Ukrainians have worried that Russia may pick up its campaign of strikes on energy infrastructures and warned Kyiv would strike back on Russian oil and gas infrastructure.
Energy Minister German Galushchenko said it “would be fair” to target Russia’s oil and gas infrastructure if Ukraine’s power grid came under sustained attacks, in an interview with Politico.
To prepare for the possible attacks on energy facilities — for a second winter — Zelensky said Tuesday that Ukraine had deployed more defense systems.
‘City of hope’
Zelensky also praised his country’s resilience in a message congratulating residents and soldiers for the liberation of Kherson, the capital of the region of the same name.
“Ukraine always comes back — always!” Zelensky said, adding, “when we are united.
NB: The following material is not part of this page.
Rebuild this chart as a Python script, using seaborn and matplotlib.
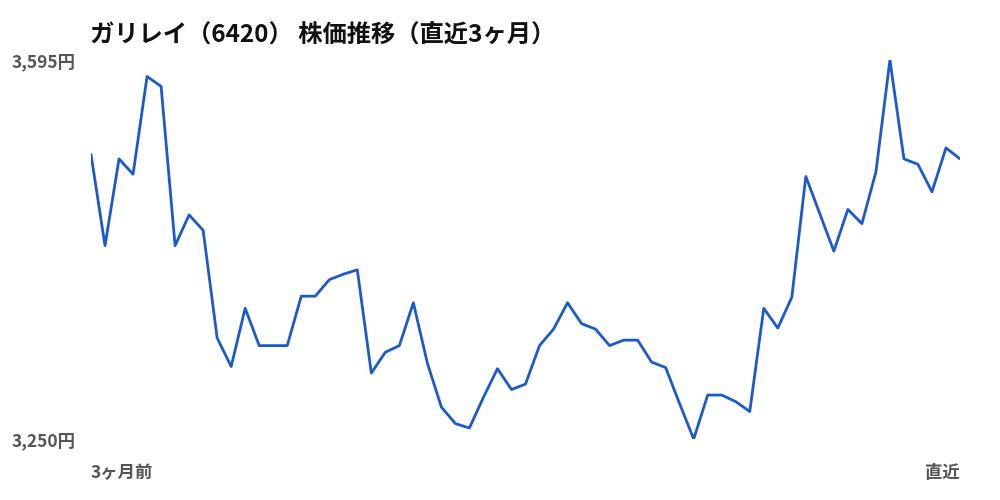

And when we unite others.”
Ukrainian forces liberated the southern city of Kherson last November, routing Russian troops in an embarrassing defeat for the Kremlin.
Russian forces based across the river from Kherson city still control swathes of territory and shell towns and villages they retreated from.
Two people died in Kherson and eight others were wounded over the past day, governor Oleksandr Prokudin said.
Russian troops also struck the central part of Kherson in the afternoon, wounding two people, the regional administration said.
On the ground, Ukrainian forces are facing assaults from Russian troops around the eastern frontline town of Avdiivka.
“Our servicemen and women are steadfastly holding the line in the Avdiivka sector,” Ukrainian army commander Oleksandr Tarnavskyi said.
Ukrainian officials said earlier this week they were bracing for a third wave of attacks from Russian forces, which began storming Avdiivka about a month ago.
Further north in the city of Toretsk, two elderly people died “probably as a result of artillery fire,” according to Ukraine’s Prosecutor General.